MCX gold and silver futures surge at the open
Precious metal prices saw a sharp jump on the Multi Commodity Exchange (MCX) following the duty change. Domestic gold futures were reported up 7.2% at ₹1,64,497 per 10 grams, while silver futures surged 8% to ₹3,01,429 per kilogram. In another market snapshot, gold futures for June 2026 delivery rose ₹9,206, or 6%, to ₹1,62,648 per 10 grams. Silver contracts for July 2026 delivery climbed ₹16,743, or 6%, to ₹2,95,805 per kilogram. Separately, another update said gold futures for June delivery traded at ₹1,62,621 per 10 grams, up 6% from the previous close of ₹1,53,442, while silver futures for July delivery rose 6.6% to ₹2,97,499 per kilogram.

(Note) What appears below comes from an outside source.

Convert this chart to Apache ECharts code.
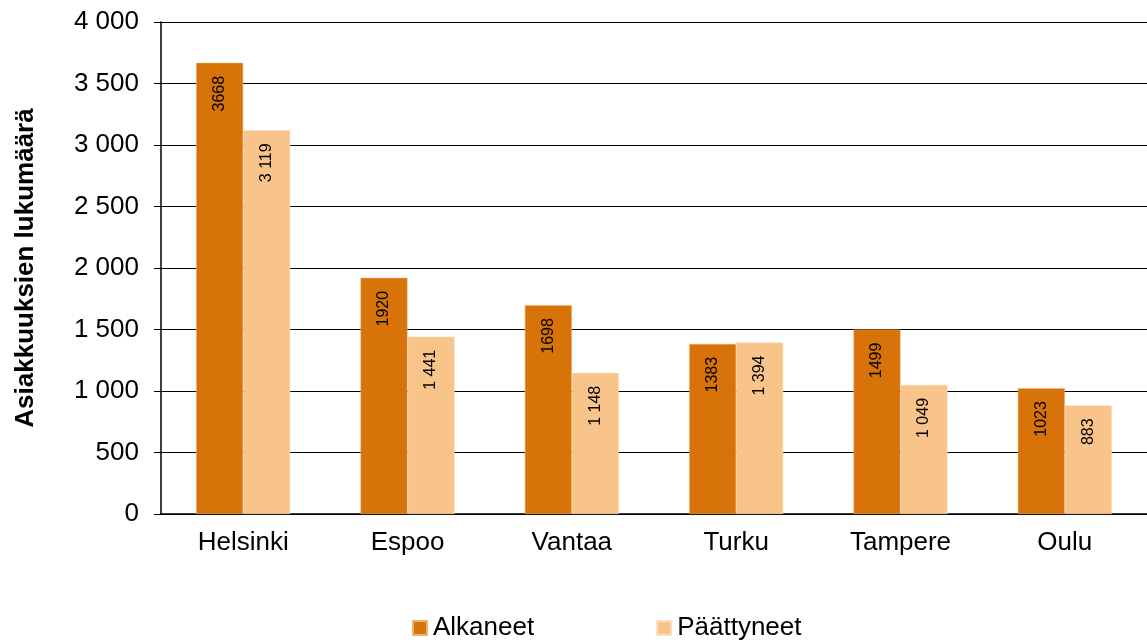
<!DOCTYPE html>
<html><head><meta charset="utf-8">
<script src="https://cdn.jsdelivr.net/npm/echarts@6/dist/echarts.min.js"></script>
<style>html,body{margin:0;padding:0;background:#fff}#c{width:1147px;height:642px}</style>
</head><body><div id="c"></div>
<script>
const categories = ['Helsinki','Espoo','Vantaa','Turku','Tampere','Oulu'];
const alkaneet = [3668, 1920, 1698, 1383, 1499, 1023];
const paattyneet = [3119, 1441, 1148, 1394, 1049, 883];
const seriesNames = ['Alkaneet','Päättyneet'];
const yAxisName = 'Asiakkuuksien lukumäärä';

const spaced = v => String(v).replace(/\B(?=(\d{3})+(?!\d))/g, ' ');
const font = 'Liberation Sans, Arial, sans-serif';
const chart = echarts.init(document.getElementById('c'));
const lbl = (fmt) => ({
  show: true, position: 'insideTop', rotate: 90, distance: 13,
  align: 'right', verticalAlign: 'middle',
  fontSize: 16, color: '#000', fontFamily: font, formatter: fmt
});
chart.setOption({
  animation: false,
  textStyle: {fontFamily: font},
  grid: {left: 161, top: 22, width: 991, height: 492},
  legend: {
    top: 615, left: 412, padding: 0, itemGap: 122, itemWidth: 14, itemHeight: 14,
    icon: 'rect', textStyle: {fontSize: 26, color: '#000', fontFamily: font, padding: [0,0,0,1]},
    data: seriesNames
  },
  xAxis: {
    type: 'category', data: categories,
    axisLine: {lineStyle: {color: '#000', width: 1.5}},
    axisTick: {show: false},
    axisLabel: {fontSize: 26, color: '#000', margin: 16, fontFamily: font}
  },
  yAxis: {
    type: 'value', min: 0, max: 4000, interval: 500,
    name: yAxisName, nameLocation: 'middle', nameGap: 122, nameRotate: 90,
    nameTextStyle: {fontSize: 26, fontWeight: 'bold', color: '#000', fontFamily: font},
    axisLine: {show: true, lineStyle: {color: '#000', width: 1.5}},
    axisTick: {show: true, length: 7, lineStyle: {color: '#000'}},
    splitLine: {lineStyle: {color: '#000', width: 1}},
    axisLabel: {fontSize: 26, color: '#000', margin: 22, fontFamily: font, formatter: v => spaced(v)}
  },
  series: [
    {name: seriesNames[0], type: 'bar', data: alkaneet, barWidth: 47, barGap: '0%',
     itemStyle: {color: '#D8730A', borderColor: '#F0B070', borderWidth: 0.5},
     label: lbl(p => String(p.value))},
    {name: seriesNames[1], type: 'bar', data: paattyneet, barWidth: 47,
     itemStyle: {color: '#F8C48A', borderColor: '#FBDDB8', borderWidth: 0.5},
     label: lbl(p => spaced(p.value))}
  ]
});
</script></body></html>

Gold and silver ETFs climb, with some counters spiking
Gold and silver exchange-traded funds (ETFs) rallied alongside the spike in futures. One set of reports pegged gains in many large gold ETFs in the 4% to 6% range, including Nippon India Gold ETF, Tata Gold ETF, HDFC Gold ETF and ICICI Prudential Gold ETF. Silver ETFs also climbed sharply, with Tata Silver ETF, Nippon India Silver ETF and HDFC Silver ETF rising between 4% and 6% in that window.
Another market update highlighted even larger intraday moves in select products. Among 25 gold ETFs tracked in that report, Quantum Gold Fund was cited as the top gainer, rising nearly 15% to an intraday high of ₹143.37 versus its previous close of ₹124.90. The same update noted Tata Gold ETF advancing 12%, while Zerodha Gold ETF climbed around 9%. Across the broader ETF set, another compilation said multiple gold ETFs were up roughly 4% to 6.5% by around 10:10 AM, while several silver ETFs rose in the 5% to 6% range.

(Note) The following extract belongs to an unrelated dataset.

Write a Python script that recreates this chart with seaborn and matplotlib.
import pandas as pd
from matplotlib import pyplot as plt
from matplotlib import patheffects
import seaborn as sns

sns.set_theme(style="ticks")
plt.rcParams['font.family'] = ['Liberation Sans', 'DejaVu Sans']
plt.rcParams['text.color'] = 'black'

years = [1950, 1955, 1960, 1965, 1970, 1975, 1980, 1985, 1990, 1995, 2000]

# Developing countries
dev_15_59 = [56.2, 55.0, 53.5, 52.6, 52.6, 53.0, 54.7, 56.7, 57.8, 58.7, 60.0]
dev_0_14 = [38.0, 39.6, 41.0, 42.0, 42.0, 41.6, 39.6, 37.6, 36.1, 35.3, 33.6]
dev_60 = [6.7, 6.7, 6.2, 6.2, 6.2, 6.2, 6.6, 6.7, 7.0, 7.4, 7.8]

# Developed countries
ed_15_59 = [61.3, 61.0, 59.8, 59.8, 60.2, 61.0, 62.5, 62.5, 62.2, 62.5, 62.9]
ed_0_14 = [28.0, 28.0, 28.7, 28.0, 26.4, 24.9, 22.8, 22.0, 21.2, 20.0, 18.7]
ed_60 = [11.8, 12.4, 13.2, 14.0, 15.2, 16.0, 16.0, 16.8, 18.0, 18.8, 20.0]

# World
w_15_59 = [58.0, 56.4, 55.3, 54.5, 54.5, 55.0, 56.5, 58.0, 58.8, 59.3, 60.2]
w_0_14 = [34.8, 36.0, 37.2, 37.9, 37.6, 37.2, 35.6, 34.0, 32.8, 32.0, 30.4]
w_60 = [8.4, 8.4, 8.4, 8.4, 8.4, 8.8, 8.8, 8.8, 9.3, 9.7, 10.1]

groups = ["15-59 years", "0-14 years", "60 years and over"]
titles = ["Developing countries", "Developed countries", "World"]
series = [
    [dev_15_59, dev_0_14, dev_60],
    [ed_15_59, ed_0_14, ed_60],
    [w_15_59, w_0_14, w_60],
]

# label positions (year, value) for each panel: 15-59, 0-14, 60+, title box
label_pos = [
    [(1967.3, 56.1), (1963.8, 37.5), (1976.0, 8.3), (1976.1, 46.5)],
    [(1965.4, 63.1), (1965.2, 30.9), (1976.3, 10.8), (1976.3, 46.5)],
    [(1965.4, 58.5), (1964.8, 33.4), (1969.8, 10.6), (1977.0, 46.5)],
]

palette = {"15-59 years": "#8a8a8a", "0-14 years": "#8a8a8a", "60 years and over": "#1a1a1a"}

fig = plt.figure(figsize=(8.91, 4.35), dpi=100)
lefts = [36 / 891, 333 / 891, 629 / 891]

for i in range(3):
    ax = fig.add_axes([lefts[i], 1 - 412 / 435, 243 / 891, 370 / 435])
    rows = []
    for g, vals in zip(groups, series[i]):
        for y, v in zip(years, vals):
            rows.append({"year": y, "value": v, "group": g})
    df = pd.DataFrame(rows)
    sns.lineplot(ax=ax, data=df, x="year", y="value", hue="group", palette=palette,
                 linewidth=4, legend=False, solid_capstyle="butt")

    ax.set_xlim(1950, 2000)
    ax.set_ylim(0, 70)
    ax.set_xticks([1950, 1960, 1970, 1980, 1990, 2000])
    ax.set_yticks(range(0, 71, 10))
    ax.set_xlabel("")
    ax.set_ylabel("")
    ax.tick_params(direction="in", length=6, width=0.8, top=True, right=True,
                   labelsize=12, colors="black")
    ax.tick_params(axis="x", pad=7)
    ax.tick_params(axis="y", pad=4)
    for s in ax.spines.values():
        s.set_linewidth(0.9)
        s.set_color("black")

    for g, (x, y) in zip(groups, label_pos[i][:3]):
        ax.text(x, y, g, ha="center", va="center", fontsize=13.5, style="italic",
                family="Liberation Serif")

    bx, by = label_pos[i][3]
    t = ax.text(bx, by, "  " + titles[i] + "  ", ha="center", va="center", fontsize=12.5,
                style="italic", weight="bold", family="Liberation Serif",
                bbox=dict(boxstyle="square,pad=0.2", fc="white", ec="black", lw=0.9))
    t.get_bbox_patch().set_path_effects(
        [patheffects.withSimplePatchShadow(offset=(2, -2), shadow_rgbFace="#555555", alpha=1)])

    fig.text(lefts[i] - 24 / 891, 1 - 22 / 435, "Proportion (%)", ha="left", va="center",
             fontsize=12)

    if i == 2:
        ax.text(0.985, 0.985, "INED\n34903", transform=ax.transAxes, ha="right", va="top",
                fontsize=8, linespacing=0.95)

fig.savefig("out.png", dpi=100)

Why a duty hike can support precious metal ETFs
The duty hike was described as positive for gold and silver ETFs because costlier physical imports can steer some demand toward financial exposure through ETFs. When domestic bullion prices rise, ETF net asset values can reflect that move because their underlying value is linked to the metal price. The immediate price jump on MCX helped lift ETF prices in the session. That said, the dispersion across ETFs in intraday trading can be influenced by liquidity, tracking differences, and market depth, which can lead to some funds showing bigger percentage moves than others on the same day.
Gold-loan financiers gain as collateral values rise
The rally was not limited to commodity-linked products. Shares of gold financiers such as Manappuram Finance, Muthoot Finance and IIFL Finance rose up to 8% in the session, as higher per-gram gold rates increase the value of gold jewellery held as security by lenders. Market commentary in the updates noted that gold NBFCs often grow their loan books primarily based on value rather than volume. In that framing, higher domestic gold prices can expand the overall value of assets under management (AUM) because the same pledged jewellery is worth more at prevailing prices.

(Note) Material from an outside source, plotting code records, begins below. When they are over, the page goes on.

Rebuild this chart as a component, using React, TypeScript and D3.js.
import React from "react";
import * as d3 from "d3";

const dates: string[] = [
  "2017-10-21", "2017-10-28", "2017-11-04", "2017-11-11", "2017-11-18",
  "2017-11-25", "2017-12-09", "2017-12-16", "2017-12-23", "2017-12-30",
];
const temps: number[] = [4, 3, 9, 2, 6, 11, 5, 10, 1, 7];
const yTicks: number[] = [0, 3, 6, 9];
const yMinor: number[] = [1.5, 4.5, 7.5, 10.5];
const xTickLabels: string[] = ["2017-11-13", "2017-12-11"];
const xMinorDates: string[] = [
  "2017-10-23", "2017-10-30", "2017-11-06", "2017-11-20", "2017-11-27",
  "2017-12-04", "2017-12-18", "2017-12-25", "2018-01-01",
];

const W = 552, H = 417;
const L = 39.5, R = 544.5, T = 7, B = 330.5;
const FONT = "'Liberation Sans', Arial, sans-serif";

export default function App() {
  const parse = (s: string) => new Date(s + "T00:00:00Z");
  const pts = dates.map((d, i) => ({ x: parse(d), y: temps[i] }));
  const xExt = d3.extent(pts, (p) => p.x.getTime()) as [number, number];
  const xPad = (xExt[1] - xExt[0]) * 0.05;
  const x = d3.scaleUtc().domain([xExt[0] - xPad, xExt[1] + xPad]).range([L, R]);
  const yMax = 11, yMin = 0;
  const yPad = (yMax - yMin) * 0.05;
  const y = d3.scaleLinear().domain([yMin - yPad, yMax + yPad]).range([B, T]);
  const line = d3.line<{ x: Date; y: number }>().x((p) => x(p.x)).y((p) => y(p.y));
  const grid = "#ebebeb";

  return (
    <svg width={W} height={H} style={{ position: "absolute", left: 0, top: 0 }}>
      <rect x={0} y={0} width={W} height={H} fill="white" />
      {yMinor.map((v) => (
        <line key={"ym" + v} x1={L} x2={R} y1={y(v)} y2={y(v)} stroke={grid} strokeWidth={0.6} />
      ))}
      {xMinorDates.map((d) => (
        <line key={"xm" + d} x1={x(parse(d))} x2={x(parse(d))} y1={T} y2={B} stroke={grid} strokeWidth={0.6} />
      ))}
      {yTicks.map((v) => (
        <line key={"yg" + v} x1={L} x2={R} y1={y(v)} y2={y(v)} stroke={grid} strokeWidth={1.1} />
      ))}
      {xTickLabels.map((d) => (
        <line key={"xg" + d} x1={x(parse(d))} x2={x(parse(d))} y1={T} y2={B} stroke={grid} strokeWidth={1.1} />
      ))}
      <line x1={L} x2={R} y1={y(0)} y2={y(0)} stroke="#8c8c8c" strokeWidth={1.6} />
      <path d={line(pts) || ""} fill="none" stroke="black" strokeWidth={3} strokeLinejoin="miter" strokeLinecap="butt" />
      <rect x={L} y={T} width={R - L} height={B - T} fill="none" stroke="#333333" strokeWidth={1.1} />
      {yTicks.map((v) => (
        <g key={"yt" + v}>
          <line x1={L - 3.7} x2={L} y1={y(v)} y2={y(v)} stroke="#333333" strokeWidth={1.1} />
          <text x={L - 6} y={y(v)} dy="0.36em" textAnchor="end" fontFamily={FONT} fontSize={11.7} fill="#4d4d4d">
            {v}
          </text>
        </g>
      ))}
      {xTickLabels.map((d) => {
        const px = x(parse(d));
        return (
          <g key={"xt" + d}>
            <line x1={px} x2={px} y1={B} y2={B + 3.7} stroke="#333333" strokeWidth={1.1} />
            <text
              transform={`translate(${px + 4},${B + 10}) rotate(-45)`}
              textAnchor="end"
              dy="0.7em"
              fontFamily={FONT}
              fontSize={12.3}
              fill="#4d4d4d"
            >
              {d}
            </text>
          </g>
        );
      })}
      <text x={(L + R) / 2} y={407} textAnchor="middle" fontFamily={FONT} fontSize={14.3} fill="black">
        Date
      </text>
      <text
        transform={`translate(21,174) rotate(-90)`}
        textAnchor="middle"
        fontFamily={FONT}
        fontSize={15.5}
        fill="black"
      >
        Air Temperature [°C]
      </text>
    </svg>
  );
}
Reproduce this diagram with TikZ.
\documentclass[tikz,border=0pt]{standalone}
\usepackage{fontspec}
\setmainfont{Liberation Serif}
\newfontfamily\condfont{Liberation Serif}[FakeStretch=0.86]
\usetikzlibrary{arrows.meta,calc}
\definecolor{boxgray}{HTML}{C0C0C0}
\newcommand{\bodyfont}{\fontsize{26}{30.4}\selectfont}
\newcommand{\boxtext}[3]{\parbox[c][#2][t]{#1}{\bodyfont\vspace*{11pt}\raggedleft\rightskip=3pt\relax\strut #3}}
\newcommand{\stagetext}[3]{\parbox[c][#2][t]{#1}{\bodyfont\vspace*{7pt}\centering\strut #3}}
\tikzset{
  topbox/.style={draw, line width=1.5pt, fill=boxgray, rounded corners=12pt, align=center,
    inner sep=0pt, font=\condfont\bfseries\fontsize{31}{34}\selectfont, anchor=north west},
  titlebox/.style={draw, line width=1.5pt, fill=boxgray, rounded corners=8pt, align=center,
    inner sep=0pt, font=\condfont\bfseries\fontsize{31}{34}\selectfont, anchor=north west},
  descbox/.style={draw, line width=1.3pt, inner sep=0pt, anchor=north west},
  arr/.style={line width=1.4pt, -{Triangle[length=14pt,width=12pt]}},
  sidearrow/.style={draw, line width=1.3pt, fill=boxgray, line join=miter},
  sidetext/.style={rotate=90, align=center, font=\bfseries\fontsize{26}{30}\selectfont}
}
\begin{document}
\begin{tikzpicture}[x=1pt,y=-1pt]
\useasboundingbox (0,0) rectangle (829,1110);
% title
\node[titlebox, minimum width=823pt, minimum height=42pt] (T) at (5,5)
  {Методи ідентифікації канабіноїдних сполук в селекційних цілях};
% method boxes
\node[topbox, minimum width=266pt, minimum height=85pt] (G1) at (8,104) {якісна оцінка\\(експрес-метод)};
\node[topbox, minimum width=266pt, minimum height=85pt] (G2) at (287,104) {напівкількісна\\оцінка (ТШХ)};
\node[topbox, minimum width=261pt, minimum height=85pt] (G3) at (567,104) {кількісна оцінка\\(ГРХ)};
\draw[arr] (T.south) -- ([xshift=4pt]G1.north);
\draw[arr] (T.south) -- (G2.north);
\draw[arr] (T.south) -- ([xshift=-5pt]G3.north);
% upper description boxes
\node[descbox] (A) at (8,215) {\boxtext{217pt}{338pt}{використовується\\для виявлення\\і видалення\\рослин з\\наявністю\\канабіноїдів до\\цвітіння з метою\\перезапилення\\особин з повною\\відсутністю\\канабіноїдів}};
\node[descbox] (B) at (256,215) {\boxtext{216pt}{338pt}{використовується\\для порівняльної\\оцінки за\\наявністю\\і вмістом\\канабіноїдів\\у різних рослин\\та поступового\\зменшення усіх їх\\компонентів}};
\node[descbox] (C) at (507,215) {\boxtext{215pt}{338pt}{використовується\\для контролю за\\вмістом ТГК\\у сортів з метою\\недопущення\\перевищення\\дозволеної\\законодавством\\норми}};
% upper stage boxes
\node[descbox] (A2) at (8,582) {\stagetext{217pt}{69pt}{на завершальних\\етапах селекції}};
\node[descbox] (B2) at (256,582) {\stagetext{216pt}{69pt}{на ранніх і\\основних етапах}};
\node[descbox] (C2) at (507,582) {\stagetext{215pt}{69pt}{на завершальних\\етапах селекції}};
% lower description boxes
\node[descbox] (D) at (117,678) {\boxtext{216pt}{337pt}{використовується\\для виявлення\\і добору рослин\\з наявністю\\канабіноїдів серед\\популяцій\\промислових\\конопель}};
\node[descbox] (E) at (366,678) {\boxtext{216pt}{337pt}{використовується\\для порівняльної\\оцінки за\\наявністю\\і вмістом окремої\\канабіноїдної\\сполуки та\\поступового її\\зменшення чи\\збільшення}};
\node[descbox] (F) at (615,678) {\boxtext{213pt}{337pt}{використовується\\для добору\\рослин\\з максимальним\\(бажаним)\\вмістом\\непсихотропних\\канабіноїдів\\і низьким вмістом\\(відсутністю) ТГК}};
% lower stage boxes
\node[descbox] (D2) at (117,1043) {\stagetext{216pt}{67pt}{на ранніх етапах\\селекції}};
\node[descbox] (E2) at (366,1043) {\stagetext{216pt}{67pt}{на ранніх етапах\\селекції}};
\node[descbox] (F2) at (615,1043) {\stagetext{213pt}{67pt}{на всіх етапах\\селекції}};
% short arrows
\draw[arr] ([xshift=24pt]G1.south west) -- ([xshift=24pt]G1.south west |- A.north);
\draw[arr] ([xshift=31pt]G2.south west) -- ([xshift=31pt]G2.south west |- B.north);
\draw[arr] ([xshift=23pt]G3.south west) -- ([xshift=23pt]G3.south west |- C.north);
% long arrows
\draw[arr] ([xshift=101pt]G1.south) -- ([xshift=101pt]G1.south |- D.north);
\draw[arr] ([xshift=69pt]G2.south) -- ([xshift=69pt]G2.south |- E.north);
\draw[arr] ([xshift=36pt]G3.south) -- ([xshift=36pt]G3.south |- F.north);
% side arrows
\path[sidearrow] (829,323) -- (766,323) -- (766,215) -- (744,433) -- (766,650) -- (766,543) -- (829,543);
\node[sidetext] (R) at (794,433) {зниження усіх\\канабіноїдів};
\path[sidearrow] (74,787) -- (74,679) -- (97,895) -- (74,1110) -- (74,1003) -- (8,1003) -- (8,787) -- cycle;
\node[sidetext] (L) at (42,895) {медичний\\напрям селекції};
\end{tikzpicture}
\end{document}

A reminder from earlier volatility in gold-financier stocks
Other updates included examples showing how sensitive gold-loan financiers can be to sharp moves in bullion. In a separate instance during a special Budget 2026 trading session on Sunday, February 1, gold-loan financing shares were reported to have cracked up to 8% amid a fall in gold prices from record high levels. In that session, Muthoot Finance fell 7.6% to ₹3,538, Manappuram Finance fell over 6% to ₹267.40, and IIFL shed 4% to ₹507 in early trades. These references underscore that the relationship works both ways: rising gold can lift collateral values and sentiment, while sharp declines can pressure these stocks.
Key numbers at a glance
Market impact and what investors will watch next
The immediate market impact was a sharp repricing of domestic bullion, which fed into ETFs and gold-loan financiers in the same session. For ETF investors, the focus typically shifts to how quickly higher domestic prices stabilise after the duty change is absorbed by the market. For gold-loan companies, the key linkage highlighted in the updates is the change in collateral value, which can influence loan-to-value dynamics and the reported value of pledged gold.
The next set of signals will come from subsequent MCX price action and how ETF prices track the underlying metal after the initial spike. Investors will also watch for any further government measures aimed at managing precious metal imports and foreign exchange pressures, since the May 13 move was explicitly tied to that objective.